▶ _AIM_
Each line below must be set down exactly; omit any image you find.

________________

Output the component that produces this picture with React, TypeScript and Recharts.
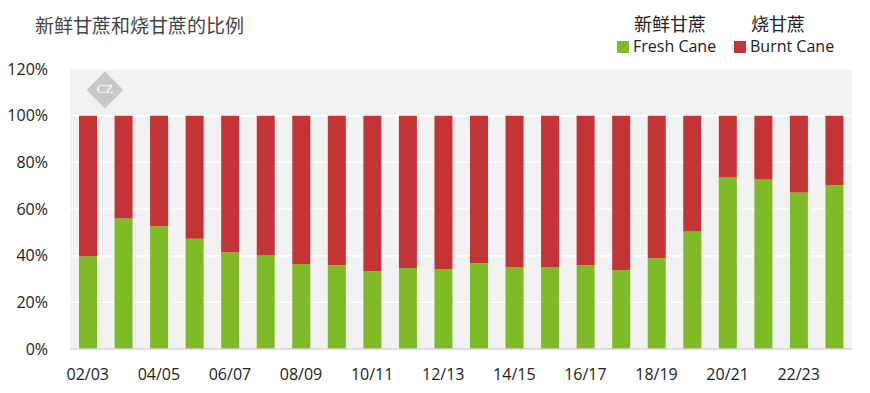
import { BarChart, Bar, XAxis, YAxis, CartesianGrid } from "recharts";

const seasons = [
  "02/03", "03/04", "04/05", "05/06", "06/07", "07/08", "08/09", "09/10",
  "10/11", "11/12", "12/13", "13/14", "14/15", "15/16", "16/17", "17/18",
  "18/19", "19/20", "20/21", "21/22", "22/23", "23/24",
];

// share of fresh cane, %
const freshShare = [
  39.8, 55.9, 52.6, 47.3, 41.5, 40.1, 36.4, 35.9, 33.4, 34.7, 34.2,
  36.7, 35.0, 35.1, 35.9, 33.8, 38.9, 50.4, 73.5, 72.6, 67.1, 70.2,
];

const yTicks = [0, 20, 40, 60, 80, 100, 120];

const COLORS = {
  fresh: "#7fba27", // green
  burnt: "#c43335", // red
};

const chartData = seasons.map((s, i) => ({
  season: s,
  fresh: freshShare[i],
  burnt: Number((100 - freshShare[i]).toFixed(1)),
}));

const font = "'Open Sans', 'Noto Sans', sans-serif";
const cjk = "'Noto Sans CJK SC', sans-serif";

function LegendItem({ zh, en, color, left }: { zh: string; en: string; color: string; left: number }) {
  return (
    <>
      <div style={{ position: "absolute", left: left + 17, top: 13, fontFamily: cjk, fontSize: 18, color: "#222", lineHeight: "20px" }}>
        {zh}
      </div>
      <div
        style={{
          position: "absolute",
          left,
          top: 38,
          display: "flex",
          alignItems: "center",
          gap: 4,
          fontFamily: font,
          fontSize: 16,
          color: "#222",
          lineHeight: "17px",
        }}
      >
        <div style={{ width: 12, height: 12, backgroundColor: color }} />
        <span>{en}</span>
      </div>
    </>
  );
}

export default function App() {
  return (
    <div style={{ position: "absolute", left: 0, top: 0, width: 870, height: 393, background: "#fff" }}>
      <div style={{ position: "absolute", left: 35, top: 11, fontFamily: cjk, fontSize: 19, color: "#444" }}>
        新鲜甘蔗和烧甘蔗的比例
      </div>
      <LegendItem zh="新鲜甘蔗" en="Fresh Cane" color={COLORS.fresh} left={617} />
      <LegendItem zh="烧甘蔗" en="Burnt Cane" color={COLORS.burnt} left={734} />
      <BarChart
        width={870}
        height={393}
        data={chartData}
        margin={{ top: 69, right: 18, bottom: 14, left: 0 }}
        barCategoryGap={0}
        style={{ position: "absolute", left: 0, top: 0 }}
      >
        <CartesianGrid vertical={false} stroke="#ffffff" strokeWidth={1.5} fill="#f2f2f2" />
        <XAxis
          dataKey="season"
          interval={1}
          tickLine={false}
          axisLine={{ stroke: "#d4d4d4", strokeWidth: 1.5 }}
          tick={{ fill: "#222", fontSize: 16, fontFamily: font }}
          tickMargin={14}
        />
        <YAxis
          width={70}
          domain={[0, 120]}
          ticks={yTicks}
          tickFormatter={(v) => `${v}%`}
          axisLine={false}
          tickLine={false}
          tick={{ fill: "#222", fontSize: 16, fontFamily: font }}
          tickMargin={16}
        />
        <Bar dataKey="fresh" stackId="a" fill={COLORS.fresh} barSize={18} isAnimationActive={false} />
        <Bar dataKey="burnt" stackId="a" fill={COLORS.burnt} barSize={18} isAnimationActive={false} />
      </BarChart>
      <div
        style={{
          position: "absolute",
          left: 92,
          top: 77,
          width: 26,
          height: 26,
          background: "#c8c8c8",
          transform: "rotate(45deg)",
        }}
      />
      <div style={{ position: "absolute", left: 95, top: 81, width: 20, textAlign: "center", fontFamily: "serif", fontSize: 13, color: "#fff" }}>
        CZ
      </div>
    </div>
  );
}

________________

▶ _OUTPUT FOR THIS TASK_
Output the component that produces this picture with React, TypeScript and Recharts.
import { BarChart, Bar, XAxis, YAxis, CartesianGrid } from "recharts";

const seasons = [
  "02/03", "03/04", "04/05", "05/06", "06/07", "07/08", "08/09", "09/10",
  "10/11", "11/12", "12/13", "13/14", "14/15", "15/16", "16/17", "17/18",
  "18/19", "19/20", "20/21", "21/22", "22/23", "23/24",
];

// share of fresh cane, %
const freshShare = [
  39.8, 55.9, 52.6, 47.3, 41.5, 40.1, 36.4, 35.9, 33.4, 34.7, 34.2,
  36.7, 35.0, 35.1, 35.9, 33.8, 38.9, 50.4, 73.5, 72.6, 67.1, 70.2,
];

const yTicks = [0, 20, 40, 60, 80, 100, 120];

const COLORS = {
  fresh: "#7fba27", // green
  burnt: "#c43335", // red
};

const chartData = seasons.map((s, i) => ({
  season: s,
  fresh: freshShare[i],
  burnt: Number((100 - freshShare[i]).toFixed(1)),
}));

const font = "'Open Sans', 'Noto Sans', sans-serif";
const cjk = "'Noto Sans CJK SC', sans-serif";

function LegendItem({ zh, en, color, left }: { zh: string; en: string; color: string; left: number }) {
  return (
    <>
      <div style={{ position: "absolute", left: left + 17, top: 13, fontFamily: cjk, fontSize: 18, color: "#222", lineHeight: "20px" }}>
        {zh}
      </div>
      <div
        style={{
          position: "absolute",
          left,
          top: 38,
          display: "flex",
          alignItems: "center",
          gap: 4,
          fontFamily: font,
          fontSize: 16,
          color: "#222",
          lineHeight: "17px",
        }}
      >
        <div style={{ width: 12, height: 12, backgroundColor: color }} />
        <span>{en}</span>
      </div>
    </>
  );
}

export default function App() {
  return (
    <div style={{ position: "absolute", left: 0, top: 0, width: 870, height: 393, background: "#fff" }}>
      <div style={{ position: "absolute", left: 35, top: 11, fontFamily: cjk, fontSize: 19, color: "#444" }}>
        新鲜甘蔗和烧甘蔗的比例
      </div>
      <LegendItem zh="新鲜甘蔗" en="Fresh Cane" color={COLORS.fresh} left={617} />
      <LegendItem zh="烧甘蔗" en="Burnt Cane" color={COLORS.burnt} left={734} />
      <BarChart
        width={870}
        height={393}
        data={chartData}
        margin={{ top: 69, right: 18, bottom: 14, left: 0 }}
        barCategoryGap={0}
        style={{ position: "absolute", left: 0, top: 0 }}
      >
        <CartesianGrid vertical={false} stroke="#ffffff" strokeWidth={1.5} fill="#f2f2f2" />
        <XAxis
          dataKey="season"
          interval={1}
          tickLine={false}
          axisLine={{ stroke: "#d4d4d4", strokeWidth: 1.5 }}
          tick={{ fill: "#222", fontSize: 16, fontFamily: font }}
          tickMargin={14}
        />
        <YAxis
          width={70}
          domain={[0, 120]}
          ticks={yTicks}
          tickFormatter={(v) => `${v}%`}
          axisLine={false}
          tickLine={false}
          tick={{ fill: "#222", fontSize: 16, fontFamily: font }}
          tickMargin={16}
        />
        <Bar dataKey="fresh" stackId="a" fill={COLORS.fresh} barSize={18} isAnimationActive={false} />
        <Bar dataKey="burnt" stackId="a" fill={COLORS.burnt} barSize={18} isAnimationActive={false} />
      </BarChart>
      <div
        style={{
          position: "absolute",
          left: 92,
          top: 77,
          width: 26,
          height: 26,
          background: "#c8c8c8",
          transform: "rotate(45deg)",
        }}
      />
      <div style={{ position: "absolute", left: 95, top: 81, width: 20, textAlign: "center", fontFamily: "serif", fontSize: 13, color: "#fff" }}>
        CZ
      </div>
    </div>
  );
}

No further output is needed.